I came out and said to them plainly, “for all you have been and are to us,” I offered to “give” them a “new in box” starter O gauge train set I had and didn’t need/want so that they could give it to their son themselves for Christmas, told them they would be doing me a big favor by putting it to good use. They countered with an issue…the room in their house to set it up. OK, go smaller. I countered with a “new in box” starter HO gauge set I had and don’t need/want (have 2 of them, never opened, their choice). More excuses. These are the nicest people you would ever have the privilege of meeting.

If they feel funny about taking my wife’s and my gift, as a small token of

There was another story and discussion very similar on one of the forums awhile ago. Sorry I can’t remember any better where it was.

Dennis San Fernando Valley CA.

Well, I’d try to put that in perspective. My father, a WWII Army Air Corps vet, was going to school on the GI Bill when I was born. And our young family was broke. I mean, really broke. As in when the battery in our well-used '38 Plymouth died, Dad had to go to the police station to beg them not to ticket him for parking on the street overnight, until he could afford to buy a new battery from the paltry income of his gas-station night job.

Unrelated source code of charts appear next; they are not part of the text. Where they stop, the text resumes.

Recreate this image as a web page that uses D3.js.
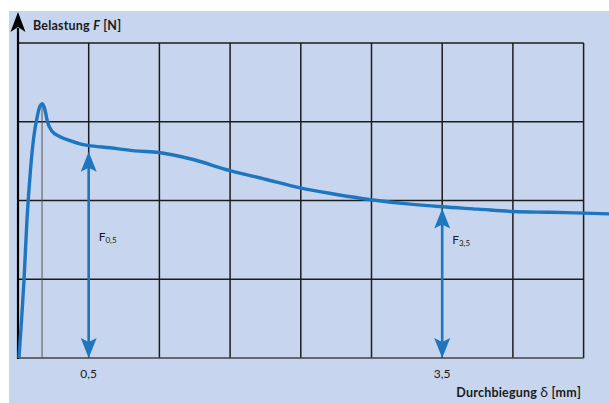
<!DOCTYPE html>
<html>
  <head>
    <meta charset="utf-8">
    <title>Belastung / Durchbiegung</title>
    <script src="https://d3js.org/d3.v7.min.js"></script>
    <style>
      body { margin: 0; background: #fff; }
      text { font-family: Lato, "Open Sans", sans-serif; fill: #1a1a1a; }
    </style>
  </head>
  <body>
    <div id="chart"></div>
    <script>
      // Durchbiegung in mm (schematic), Belastung in grid units
      var deflection = [-0.092, -0.070, -0.049, -0.024, 0.006, 0.036, 0.061, 0.087, 0.108, 0.129,
        0.150, 0.189, 0.257, 0.341, 0.426, 0.494, 0.681, 0.893, 1.097, 1.360,
        1.700, 1.997, 2.294, 2.591, 2.897, 3.185, 3.499, 3.805, 4.102, 4.416, 4.705, 4.917];
      var load = [0.00, 0.48, 0.99, 1.75, 2.39, 2.83, 3.05, 3.20, 3.23, 3.15,
        3.00, 2.88, 2.81, 2.76, 2.72, 2.70, 2.67, 2.63, 2.61, 2.53,
        2.38, 2.27, 2.16, 2.08, 2.01, 1.96, 1.92, 1.89, 1.86, 1.85, 1.84, 1.83];

      var xGrid = [-0.1, 0.5, 1.1, 1.7, 2.3, 2.9, 3.5, 4.1, 4.7];
      var yGrid = [0, 1, 2, 3, 4];
      var tickLabels = ["0,5", "3,5"];
      var tickValues = [0.5, 3.5];

      var peak = { x: 0.104, y: 3.23 };
      var arrowX = [0.5, 3.5];
      var arrowTop = [2.62, 1.90];
      var arrowSub = ["0,5", "3,5"];
      var labelY = [1.48, 1.45];

      var width = 609, height = 403;
      var blue = "#1d76bf";

      var svg = d3.select("#chart").append("svg")
        .attr("width", width)
        .attr("height", height);

      // background panel
      svg.append("rect")
        .attr("x", 9).attr("y", 11)
        .attr("width", width - 9).attr("height", height - 11)
        .attr("fill", "#c7d6ee");

      var x = d3.scaleLinear().domain([-0.1, 4.7]).range([18, 583.6]);
      var y = d3.scaleLinear().domain([0, 4]).range([358, 43]);

      // grid
      svg.append("g").selectAll("line")
        .data(xGrid.slice(1))
        .enter().append("line")
        .attr("x1", d => x(d)).attr("x2", d => x(d))
        .attr("y1", y(4)).attr("y2", y(0))
        .attr("stroke", "#1c1c1c")
        .attr("stroke-width", 1.5);

      svg.append("g").selectAll("line")
        .data(yGrid)
        .enter().append("line")
        .attr("x1", x(-0.1)).attr("x2", x(4.7))
        .attr("y1", d => y(d)).attr("y2", d => y(d))
        .attr("stroke", d => d == 0 ? "#444" : "#1c1c1c")
        .attr("stroke-width", 1.5);

      // peak marker
      svg.append("line")
        .attr("x1", x(peak.x)).attr("x2", x(peak.x))
        .attr("y1", y(peak.y)).attr("y2", y(0))
        .attr("stroke", "#555")
        .attr("stroke-width", 1);

      // y axis with arrow
      svg.append("line")
        .attr("x1", x(-0.1)).attr("x2", x(-0.1))
        .attr("y1", y(0) + 1).attr("y2", 28)
        .attr("stroke", "#000")
        .attr("stroke-width", 2.2);
      var ax = x(-0.1);
      svg.append("path")
        .attr("d", "M" + ax + ",12 L" + (ax - 7.5) + ",32 L" + ax + ",27 L" + (ax + 7.5) + ",32 Z")
        .attr("fill", "#000");

      // curve
      var pts = deflection.map((d, i) => [d, load[i]]);
      svg.append("path")
        .datum(pts)
        .attr("fill", "none")
        .attr("stroke", blue)
        .attr("stroke-width", 3.4)
        .attr("stroke-linejoin", "round")
        .attr("d", d3.line()
          .x(d => x(d[0]))
          .y(d => y(d[1]))
          .curve(d3.curveMonotoneX));

      // double arrows
      function head(cx, tip, dir) {
        return "M" + cx + "," + tip +
          " L" + (cx - 8) + "," + (tip + dir * 20) +
          " L" + cx + "," + (tip + dir * 16) +
          " L" + (cx + 8) + "," + (tip + dir * 20) + " Z";
      }
      arrowX.forEach(function(d, i) {
        var cx = x(d), top = y(arrowTop[i]), bot = y(0);
        svg.append("line")
          .attr("x1", cx).attr("x2", cx)
          .attr("y1", top + 14).attr("y2", bot - 14)
          .attr("stroke", blue)
          .attr("stroke-width", 2.6);
        svg.append("path").attr("d", head(cx, top, 1)).attr("fill", blue);
        svg.append("path").attr("d", head(cx, bot, -1)).attr("fill", blue);

        var t = svg.append("text")
          .attr("x", cx + 10)
          .attr("y", y(labelY[i]))
          .attr("font-size", 12);
        t.append("tspan").text("F");
        t.append("tspan")
          .attr("font-size", 8)
          .attr("dy", 2)
          .text(arrowSub[i]);
      });

      // tick labels
      svg.append("g").selectAll("text")
        .data(tickValues)
        .enter().append("text")
        .attr("x", d => x(d))
        .attr("y", 378)
        .attr("text-anchor", "middle")
        .attr("font-size", 12)
        .text((d, i) => tickLabels[i]);

      // axis titles
      var yt = svg.append("text")
        .attr("x", 33).attr("y", 30)
        .attr("font-size", 12.5)
        .attr("letter-spacing", 0.2)
        .attr("font-weight", "bold");
      yt.append("tspan").text("Belastung ");
      yt.append("tspan").attr("font-style", "italic").text("F");
      yt.append("tspan").text(" [N]");

      var xt = svg.append("text")
        .attr("x", 581).attr("y", 397)
        .attr("text-anchor", "end")
        .attr("font-size", 12.5)
        .attr("letter-spacing", 0.2)
        .attr("font-weight", "bold");
      xt.append("tspan").text("Durchbiegung ");
      xt.append("tspan").attr("font-weight", "normal").attr("font-size", 14).text("δ");
      xt.append("tspan").text(" [mm]");
    </script>
  </body>
</html>
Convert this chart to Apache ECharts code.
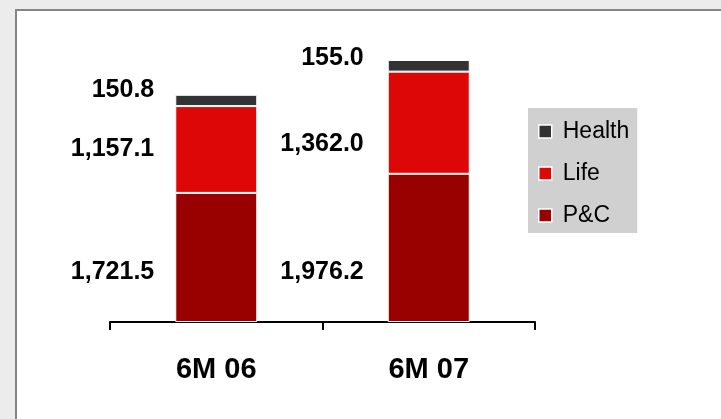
<!DOCTYPE html>
<html>
<head>
<meta charset="utf-8">
<script src="https://cdn.jsdelivr.net/npm/echarts@6/dist/echarts.min.js"></script>
<style>
  html, body { margin: 0; padding: 0; background: #ececec; }
  #panel { position: absolute; left: 15px; top: 9px; width: 800px; height: 500px; background: #fff; border-left: 2px solid #858585; border-top: 2px solid #858585; }
  #chart { position: absolute; left: 0; top: 0; width: 721px; height: 419px; }
</style>
</head>
<body>
<div id="panel"></div>
<div id="chart"></div>
<script>
const categories = ['6M 06', '6M 07'];
const pcValues = [1721.5, 1976.2];
const lifeValues = [1157.1, 1362.0];
const healthValues = [150.8, 155.0];
const legendNames = ['Health', 'Life', 'P&C'];

const fmt = v => v.toLocaleString('en-US', { minimumFractionDigits: 1, maximumFractionDigits: 1 });

// label placement style (per category)
const labelDistance = [21, 24];
const labelShift = { pc: [15, 24], life: [0, 21], health: [-10, -8] };

function items(values, key) {
  return values.map((v, i) => ({
    value: v,
    label: { distance: labelDistance[i], offset: [0, labelShift[key][i]] }
  }));
}

const labelStyle = {
  show: true,
  position: 'left',
  color: '#000',
  fontFamily: 'Liberation Sans, Arial, sans-serif',
  fontWeight: 'bold',
  fontSize: 25,
  formatter: p => fmt(p.value)
};

const chart = echarts.init(document.getElementById('chart'), null, { renderer: 'canvas' });
chart.setOption({
  backgroundColor: 'transparent',
  animation: false,
  grid: { left: 110, right: 186, top: 22, bottom: 97 },
  legend: {
    data: legendNames,
    orient: 'vertical',
    left: 528,
    top: 108,
    backgroundColor: '#d0d0d0',
    padding: [12, 8, 6, 10],
    itemGap: 19,
    itemWidth: 13,
    itemHeight: 13,
    icon: 'rect',
    itemStyle: { borderColor: '#fff', borderWidth: 1.5 },
    textStyle: { fontFamily: 'Liberation Sans, Arial, sans-serif', fontSize: 23, color: '#000', padding: [0, 0, 0, 6] }
  },
  xAxis: {
    type: 'category',
    data: categories,
    boundaryGap: true,
    axisLine: { lineStyle: { color: '#000', width: 2 } },
    axisTick: { show: true, length: 8, lineStyle: { color: '#000', width: 2 } },
    axisLabel: { margin: 33, color: '#000', fontFamily: 'Liberation Sans, Arial, sans-serif', fontWeight: 'bold', fontSize: 29 }
  },
  yAxis: { type: 'value', min: 0, max: 4000, show: false, splitLine: { show: false } },
  series: [
    { name: 'P&C', type: 'bar', stack: 'total', barWidth: 82, data: items(pcValues, 'pc'),
      itemStyle: { color: '#990000', borderColor: '#fff', borderWidth: 1 }, label: labelStyle },
    { name: 'Life', type: 'bar', stack: 'total', barWidth: 82, data: items(lifeValues, 'life'),
      itemStyle: { color: '#de0707', borderColor: '#fff', borderWidth: 1 }, label: labelStyle },
    { name: 'Health', type: 'bar', stack: 'total', barWidth: 82, data: items(healthValues, 'health'),
      itemStyle: { color: '#333333', borderColor: '#fff', borderWidth: 1 }, label: labelStyle }
  ]
});
</script>
</body>
</html>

All the same, in late summer 1951 he decided to get his 3-year-old kid an entry-level Lionel train. Though it only cost $12.50, he had to put it on layaway and pay it off in small installments so he could buy it by Christmas.

And yes, I understand about inflation and the relative value of the dollar. All the same, it makes me wonder how many “young families” actually can’t afford a modern equivalent of that set. I’d suspect that other factors are coming into play.

Amen to that. And by the way, thanks, Dad.

I am reluctant to stereotype all young families as rolling in dough and I don’t think the economic picture supports that picture for the majority, although I agree that the wheels have come off the rails as far as what is important in a consumer society. My Dad was in the same situation as yours after WW2 and as I understand it, my grandfather bankrolled the train, and

Yes, that is him in my avatar picture with one of his GG1s.